— start Information provided —

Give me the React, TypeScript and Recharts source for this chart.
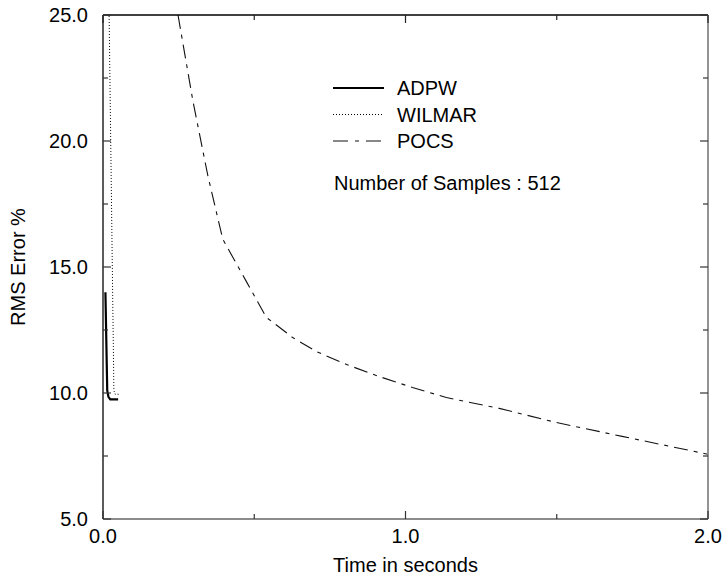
import { LineChart, Line, XAxis, YAxis, Legend } from "recharts";

// RMS error (%) vs time (s), number of samples 512
const adpwTime = [0.008, 0.014, 0.018, 0.024, 0.05];
const adpwRms = [14.0, 10.1, 9.85, 9.75, 9.75];

const wilmarTime = [0.02, 0.036, 0.04, 0.053];
const wilmarRms = [25.2, 10.1, 9.95, 9.95];

const pocsTime = [
  0.248, 0.297, 0.347, 0.396, 0.475, 0.54, 0.584, 0.627, 0.706, 0.805, 0.914,
  1.023, 1.135, 1.31, 1.498, 1.716, 1.987, 2.0,
];
const pocsRms = [
  25.0, 21.6, 18.6, 16.1, 14.4, 13.0, 12.6, 12.2, 11.64, 11.13, 10.65, 10.22,
  9.82, 9.39, 8.83, 8.28, 7.6, 7.57,
];

const xTicks = [0, 0.5, 1, 1.5, 2];
const yTicks = [5, 7.5, 10, 12.5, 15, 17.5, 20, 22.5, 25];
const sampleNote = "Number of Samples : 512";

const FONT = "'Liberation Sans', Arial, Helvetica, sans-serif";

const toRows = (ts: number[], vs: number[]) => ts.map((t, i) => ({ t, rms: vs[i] }));

// the WILMAR line is tied to the top/right axes (same domains) so that the
// frame axes get drawn
const series = [
  { name: "ADPW", data: toRows(adpwTime, adpwRms), stroke: "#000", width: 2.2, dash: undefined as string | undefined, xId: 0 as any, yId: 0 as any },
  { name: "WILMAR", data: toRows(wilmarTime, wilmarRms), stroke: "#000", width: 1, dash: "1 2", xId: "top", yId: "right" },
  { name: "POCS", data: toRows(pocsTime, pocsRms), stroke: "#111", width: 1.1, dash: "14 6 4 6", xId: 0 as any, yId: 0 as any },
];

const isMajorX = (v: number) => Number.isInteger(v);
const isMajorY = (v: number) => v % 5 === 0;

// tick label sits tickMargin away from the axis line (tickSize = 0)
function BottomTick({ x, y, payload }: any) {
  const base = y - 10;
  const major = isMajorX(payload.value);
  return (
    <g>
      <line x1={x} x2={x} y1={base} y2={base - (major ? 8 : 5)} stroke="#333" strokeWidth={1.2} />
      {major && (
        <text x={x} y={y} dy="0.72em" textAnchor="middle" fontSize={20} fontFamily={FONT} fill="#000">
          {payload.value.toFixed(1)}
        </text>
      )}
    </g>
  );
}

function LeftTick({ x, y, payload }: any) {
  const base = x + 15;
  const major = isMajorY(payload.value);
  return (
    <g>
      <line x1={base} x2={base + (major ? 8 : 5)} y1={y} y2={y} stroke="#333" strokeWidth={1.2} />
      {major && (
        <text x={x} y={y} dy="0.36em" textAnchor="end" fontSize={20} fontFamily={FONT} fill="#000">
          {payload.value.toFixed(1)}
        </text>
      )}
    </g>
  );
}

function TopTick({ x, y, payload }: any) {
  const major = isMajorX(payload.value);
  return <line x1={x} x2={x} y1={y} y2={y + (major ? 8 : 5)} stroke="#222" strokeWidth={1.2} />;
}

function RightTick({ x, y, payload }: any) {
  const major = isMajorY(payload.value);
  return <line x1={x} x2={x - (major ? 8 : 5)} y1={y} y2={y} stroke="#333" strokeWidth={1.2} />;
}

function LegendBox() {
  return (
    <svg width={270} height={125} style={{ display: "block", overflow: "visible" }}>
      {series.map((s, i) => {
        const cy = 14 + i * 26.5;
        return (
          <g key={s.name}>
            <line
              x1={3}
              x2={54}
              y1={cy}
              y2={cy}
              stroke={s.stroke}
              strokeWidth={s.width}
              strokeDasharray={s.name === "POCS" ? "15 7 4 7" : s.dash}
            />
            <text x={67} y={cy} dy="0.36em" fontSize={20} fontFamily={FONT} fill="#000">
              {s.name}
            </text>
          </g>
        );
      })}
      <text x={4} y={109} dy="0.36em" fontSize={20} fontFamily={FONT} fill="#000">
        {sampleNote}
      </text>
    </svg>
  );
}

export default function App() {
  return (
    <div
      style={{
        position: "absolute",
        left: 0,
        top: 0,
        width: 726,
        height: 582,
        background: "#fff",
        fontFamily: FONT,
      }}
    >
      <LineChart width={726} height={582} margin={{ top: 14, right: 17, left: 0, bottom: 0 }}>
        <XAxis
          dataKey="t"
          type="number"
          domain={[0, 2]}
          ticks={xTicks}
          allowDataOverflow
          height={63}
          tickSize={0}
          tickMargin={10}
          tickLine={false}
          tick={BottomTick}
          axisLine={{ stroke: "#666", strokeWidth: 1.6 }}
          label={{
            value: "Time in seconds",
            position: "insideBottom",
            offset: 10,
            fontSize: 20,
            fontFamily: FONT,
            fill: "#000",
          }}
        />
        <XAxis
          xAxisId="top"
          dataKey="t"
          orientation="top"
          type="number"
          domain={[0, 2]}
          ticks={xTicks}
          allowDataOverflow
          height={1}
          tickSize={0}
          tickMargin={0}
          tickLine={false}
          tick={TopTick}
          axisLine={{ stroke: "#000", strokeWidth: 1.4 }}
        />
        <YAxis
          type="number"
          domain={[5, 25]}
          ticks={yTicks}
          allowDataOverflow
          width={103}
          tickSize={0}
          tickMargin={15}
          tickLine={false}
          tick={LeftTick}
          axisLine={{ stroke: "#333", strokeWidth: 1.6 }}
          label={{
            value: "RMS Error %",
            angle: -90,
            position: "insideLeft",
            offset: 18,
            fontSize: 20,
            fontFamily: FONT,
            fill: "#000",
            style: { textAnchor: "middle" },
          }}
        />
        <YAxis
          yAxisId="right"
          orientation="right"
          type="number"
          domain={[5, 25]}
          ticks={yTicks}
          allowDataOverflow
          width={1}
          tickSize={0}
          tickMargin={0}
          tickLine={false}
          tick={RightTick}
          axisLine={{ stroke: "#888", strokeWidth: 1.8 }}
        />
        <Legend
          layout="vertical"
          align="center"
          verticalAlign="middle"
          content={LegendBox}
          wrapperStyle={{ left: 330, top: 74, width: 270 }}
        />
        {series.map((s) => (
          <Line
            key={s.name}
            data={s.data}
            dataKey="rms"
            name={s.name}
            xAxisId={s.xId}
            yAxisId={s.yId}
            type="linear"
            stroke={s.stroke}
            strokeWidth={s.width}
            strokeDasharray={s.dash}
            dot={false}
            activeDot={false}
            isAnimationActive={false}
          />
        ))}
      </LineChart>
    </div>
  );
}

— end Information provided —

## Work required
Repeat only what lies between the start of the data and the end of the line containing "const wilmarRms = [25.2, 10.1, 9.95, 9.95];", exactly, with pictures left out.

## Solution for this exercise
Give me the React, TypeScript and Recharts source for this chart.
import { LineChart, Line, XAxis, YAxis, Legend } from "recharts";

// RMS error (%) vs time (s), number of samples 512
const adpwTime = [0.008, 0.014, 0.018, 0.024, 0.05];
const adpwRms = [14.0, 10.1, 9.85, 9.75, 9.75];

const wilmarTime = [0.02, 0.036, 0.04, 0.053];
const wilmarRms = [25.2, 10.1, 9.95, 9.95];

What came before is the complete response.